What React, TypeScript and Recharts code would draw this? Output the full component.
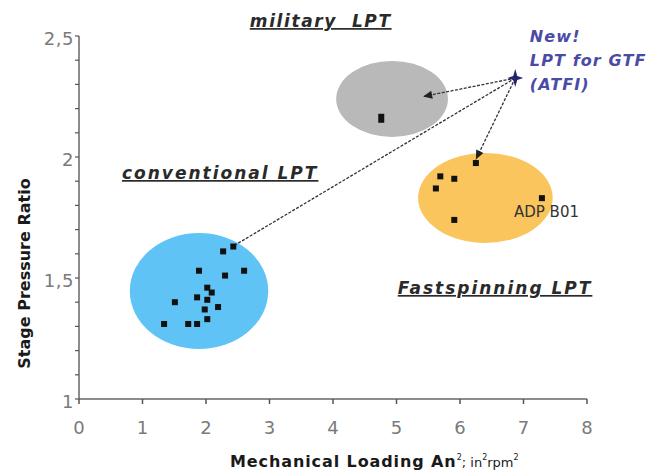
import React from "react";
import {
  ScatterChart,
  Scatter,
  XAxis,
  YAxis,
  ReferenceArea,
  ReferenceLine,
  ReferenceDot,
  Label,
} from "recharts";

// Stage pressure ratio vs. mechanical loading An² for three LPT families
const conventional = [
  { x: 2.27, y: 1.61 },
  { x: 2.43, y: 1.63 },
  { x: 1.89, y: 1.53 },
  { x: 2.3, y: 1.51 },
  { x: 2.6, y: 1.53 },
  { x: 2.02, y: 1.46 },
  { x: 2.09, y: 1.44 },
  { x: 1.51, y: 1.4 },
  { x: 1.86, y: 1.42 },
  { x: 2.02, y: 1.41 },
  { x: 2.19, y: 1.38 },
  { x: 1.98, y: 1.37 },
  { x: 2.02, y: 1.33 },
  { x: 1.34, y: 1.31 },
  { x: 1.72, y: 1.31 },
  { x: 1.86, y: 1.31 },
];
const military = [{ x: 4.76, y: 2.16 }];
const fastspinning = [
  { x: 6.25, y: 1.975 },
  { x: 5.69, y: 1.92 },
  { x: 5.91, y: 1.91 },
  { x: 5.62, y: 1.87 },
  { x: 5.91, y: 1.74 },
  { x: 7.29, y: 1.83 },
];
const atfi = [{ x: 6.87, y: 2.326 }];

// extents of the shaded regions (data units)
const regions = [
  { key: "military", x1: 4.05, x2: 5.81, y1: 2.083, y2: 2.397 },
  { key: "fastspinning", x1: 5.34, x2: 7.46, y1: 1.645, y2: 2.017 },
  { key: "conventional", x1: 0.8, x2: 2.98, y1: 1.207, y2: 1.686 },
];

// arrows from the new GTF turbine to each family
const arrows = [
  { key: "toMilitary", x: 5.42, y: 2.25, head: true },
  { key: "toFast", x: 6.25, y: 1.99, head: true },
  { key: "toConv", x: 2.45, y: 1.635, head: false },
];

const xTicks = [0, 1, 2, 3, 4, 5, 6, 7, 8];
const yTicks = [1, 1.1, 1.2, 1.3, 1.4, 1.5, 1.6, 1.7, 1.8, 1.9, 2, 2.1, 2.2, 2.3, 2.4, 2.5];

const FILL: Record<string, string> = {
  military: "#b9b9b9",
  fastspinning: "#fbc55e",
  conventional: "#60c3f6",
};

const FONT = "'DejaVu Sans', sans-serif";

const ellipse = (fill: string) => (p: any) => (
  <ellipse
    cx={p.x + p.width / 2}
    cy={p.y + p.height / 2}
    rx={Math.abs(p.width) / 2}
    ry={Math.abs(p.height) / 2}
    fill={fill}
  />
);

const arrowShape = (head: boolean) => (p: any) => {
  const { x1, y1, x2, y2 } = p;
  const a = Math.atan2(y2 - y1, x2 - x1);
  const L = 9;
  const W = 4;
  const bx = x2 - L * Math.cos(a);
  const by = y2 - L * Math.sin(a);
  const pts = `${x2},${y2} ${bx + W * Math.sin(a)},${by - W * Math.cos(a)} ${bx - W * Math.sin(a)},${by + W * Math.cos(a)}`;
  return (
    <g>
      <line x1={x1} y1={y1} x2={x2} y2={y2} stroke="#333" strokeWidth={1.3} strokeDasharray="3 1.5" />
      {head && <polygon points={pts} fill="#222" />}
    </g>
  );
};

const square = (p: any) => <rect x={p.cx - 3} y={p.cy - 3} width={6} height={6} fill="#111" />;
const tallSquare = (p: any) => <rect x={p.cx - 3} y={p.cy - 4.5} width={6} height={9} fill="#111" />;

const star = (p: any) => {
  const { cx, cy } = p;
  const d = `M${cx},${cy - 9} L${cx + 2},${cy - 2} L${cx + 8},${cy} L${cx + 2},${cy + 2} L${cx},${cy + 9} L${cx - 2},${cy + 2} L${cx - 8},${cy} L${cx - 2},${cy - 2} Z`;
  return <path d={d} fill="#23236e" />;
};

const heading = (text: string, spacing: number) => (p: any) => (
  <text
    x={p.cx}
    y={p.cy}
    fontFamily={FONT}
    fontSize={17}
    fontWeight="bold"
    fontStyle="italic"
    letterSpacing={spacing}
    fill="#2a2a2a"
    textDecoration="underline"
    style={{ whiteSpace: "pre" }}
  >
    {text}
  </text>
);

const newLines = ["New!", "LPT for GTF", "(ATFI)"];
const newNote = (p: any) => (
  <text x={p.cx} y={p.cy} fontFamily={FONT} fontSize={16} fontWeight="bold" fontStyle="italic" letterSpacing={1.1} fill="#4b4ba6">
    {newLines.map((l, i) => (
      <tspan key={l} x={p.cx} dy={i === 0 ? 0 : 24}>
        {l}
      </tspan>
    ))}
  </text>
);

const adpNote = (p: any) => (
  <text x={p.cx} y={p.cy} fontFamily={FONT} fontSize={15} fill="#333">
    ADP B01
  </text>
);

const fmtY = (v: number) => (Number.isInteger(v * 2) ? String(v).replace(".", ",") : "");

export default function App() {
  return (
    <div style={{ position: "absolute", left: 0, top: 0, width: 662, height: 476, background: "#fff" }}>
      <ScatterChart width={662} height={476} margin={{ top: 36, right: 75, bottom: 47, left: 35 }}>
        <XAxis
          type="number"
          dataKey="x"
          domain={[0, 8]}
          ticks={xTicks}
          height={30}
          axisLine={{ stroke: "#666", strokeWidth: 1.5 }}
          tickLine={{ stroke: "#555", strokeWidth: 1.5 }}
          tickSize={5}
          tickMargin={17}
          tick={{ fill: "#7a7a7a", fontSize: 18, fontFamily: FONT }}
        >
          <Label
            content={(props: any) => {
              const vb = props.viewBox;
              return (
                <text x={vb.x + 151} y={vb.y + 68} fontFamily={FONT} fill="#1a1a1a">
                  <tspan fontSize={16} fontWeight="bold" letterSpacing={0.9}>Mechanical Loading An</tspan>
                  <tspan fontSize={8} dy={-7}>2</tspan>
                  <tspan fontSize={13} dy={7}>; in</tspan>
                  <tspan fontSize={8} dy={-7}>2</tspan>
                  <tspan fontSize={13} dy={7}>rpm</tspan>
                  <tspan fontSize={8} dy={-7}>2</tspan>
                </text>
              );
            }}
          />
        </XAxis>
        <YAxis
          type="number"
          dataKey="y"
          domain={[1, 2.5]}
          ticks={yTicks}
          width={44}
          interval={0}
          axisLine={{ stroke: "#666", strokeWidth: 1.5 }}
          tickLine={{ stroke: "#555", strokeWidth: 1.2 }}
          tickSize={4}
          tickMargin={1}
          tickFormatter={fmtY}
          tick={{ fill: "#7a7a7a", fontSize: 18, fontFamily: FONT, letterSpacing: 0.5, dy: 3 }}
        >
          <Label
            content={(props: any) => {
              const vb = props.viewBox;
              const cx = vb.x - 5;
              const cy = vb.y + vb.height / 2 + 56;
              return (
                <text
                  x={cx}
                  y={cy}
                  transform={`rotate(-90 ${cx} ${cy})`}
                  textAnchor="middle"
                  fontFamily={FONT}
                  fontSize={16}
                  fontWeight="bold"
                  fill="#1a1a1a"
                >
                  Stage Pressure Ratio
                </text>
              );
            }}
          />
        </YAxis>

        {regions.map((r) => (
          <ReferenceArea
            key={r.key}
            x1={r.x1}
            x2={r.x2}
            y1={r.y1}
            y2={r.y2}
            ifOverflow="visible"
            shape={ellipse(FILL[r.key])}
          />
        ))}

        {arrows.map((a) => (
          <ReferenceLine
            key={a.key}
            segment={[
              { x: atfi[0].x, y: atfi[0].y },
              { x: a.x, y: a.y },
            ]}
            ifOverflow="visible"
            shape={arrowShape(a.head)}
          />
        ))}

        <Scatter data={conventional} shape={square} isAnimationActive={false} />
        <Scatter data={military} shape={tallSquare} isAnimationActive={false} />
        <Scatter data={fastspinning} shape={square} isAnimationActive={false} />
        <Scatter data={atfi} shape={star} isAnimationActive={false} />

        <ReferenceDot x={2.69} y={2.537} ifOverflow="visible" shape={heading("military  LPT", 1.6)} />
        <ReferenceDot x={0.677} y={1.909} ifOverflow="visible" shape={heading("conventional LPT", 2)} />
        <ReferenceDot x={5.02} y={1.434} ifOverflow="visible" shape={heading("Fastspinning LPT", 2)} />
        <ReferenceDot x={7.1} y={2.475} ifOverflow="visible" shape={newNote} />
        <ReferenceDot x={6.85} y={1.752} ifOverflow="visible" shape={adpNote} />
      </ScatterChart>
    </div>
  );
}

WHAT THE EXERCISE ASKS: Gather and return every line that holds the string "React".

FULL SOLUTION:
What React, TypeScript and Recharts code would draw this? Output the full component.
import React from "react";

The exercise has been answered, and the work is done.